The #[ref_send(Type)] markers inform the compiler that while the base type check of the functions indicates that they send out references to child types, those references are statically known to refer to objects embedded in a larger type. It is therefore an error to invoke these functions with an &Bar reference that the compiler can show is not embedded in a Foo instance.

The #[ref_recv(Type)] markers inform the compiler that while the base type check of the function indicates that they receive a reference to some child type, that reference is statically known (presuming correctness in the travel path) to refer to objects embedded in a larger type.

This behavior is required to be marked unsafe when these markers cannot be provided, and may still require an unsafe marker even with them present. It cannot ever be assumed to be safe by default, as a black box function cannot be proven to provide valid references even if our code appears to distribute valid references.

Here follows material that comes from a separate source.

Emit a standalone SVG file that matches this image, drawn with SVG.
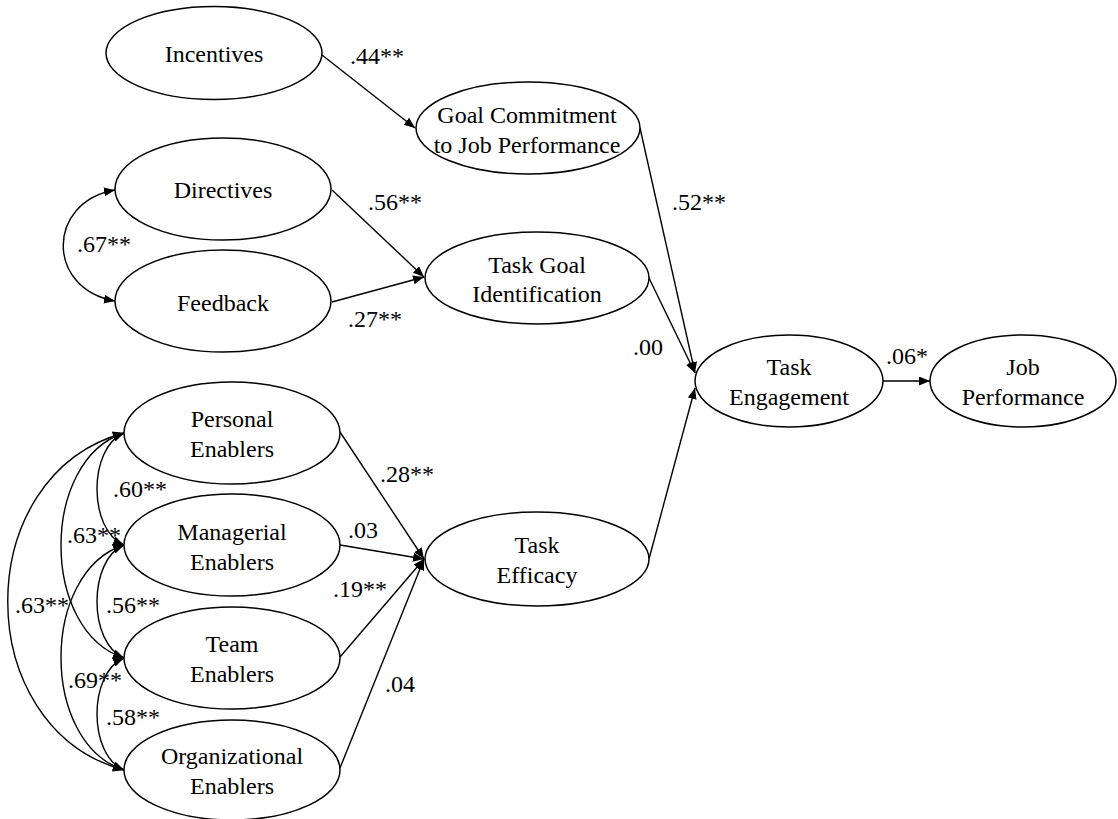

The compiler can then (reasonably) safely permit construction of a reference to the enclosing type using the given pattern. This even permits correct reconstruction when the enclosing type has more than one element of a given type, as shown. We specify which field of the parent type is referred to by our given reference, and the compiler will backsolve the struct pattern to make everything work out.

Internally, when the compiler builds a struct it must know the size, alignment, and offset of each member field in order to permit member access. This means that it can solve the layout in reverse: given the address of a member and the full layout information of the parent type containing that member, it can solve the memory layout of the parent instance that will satisfy the constraint of a member instance at a fixed location.

Summary

Access to the interior of structs is a necessary part of systems programming. C permits, and many environments make use of, the ability to upcast pointers from a child element to its owning type by taking the difference of the interior pointer and the offset from the start of its owning type. This is implicit when working with the zeroth element in C types due to C’s fixed memory model.

Such behavior is highly dangerous and brittle, however necessary it may be. In Rust’s mission to add safety to systems programming and to tread cautiously in all places where C has rushed in, Rust will likely need to support this kind of upcasting from a child reference to a parent reference.

Rust already has the foundations laid in both its syntax and its compiler mechanisms to add sanity guards to this behavior. The use of patterns in syntax permit powerful and safe abstractions of the child/parent relationship in source code, and the compiler’s ability to trace reference and lifetime status, combine to create a rich potential for managed data structure punning. If implemented, the end result should rival C in performance, and absolutely surpass it in expressiveness and safety.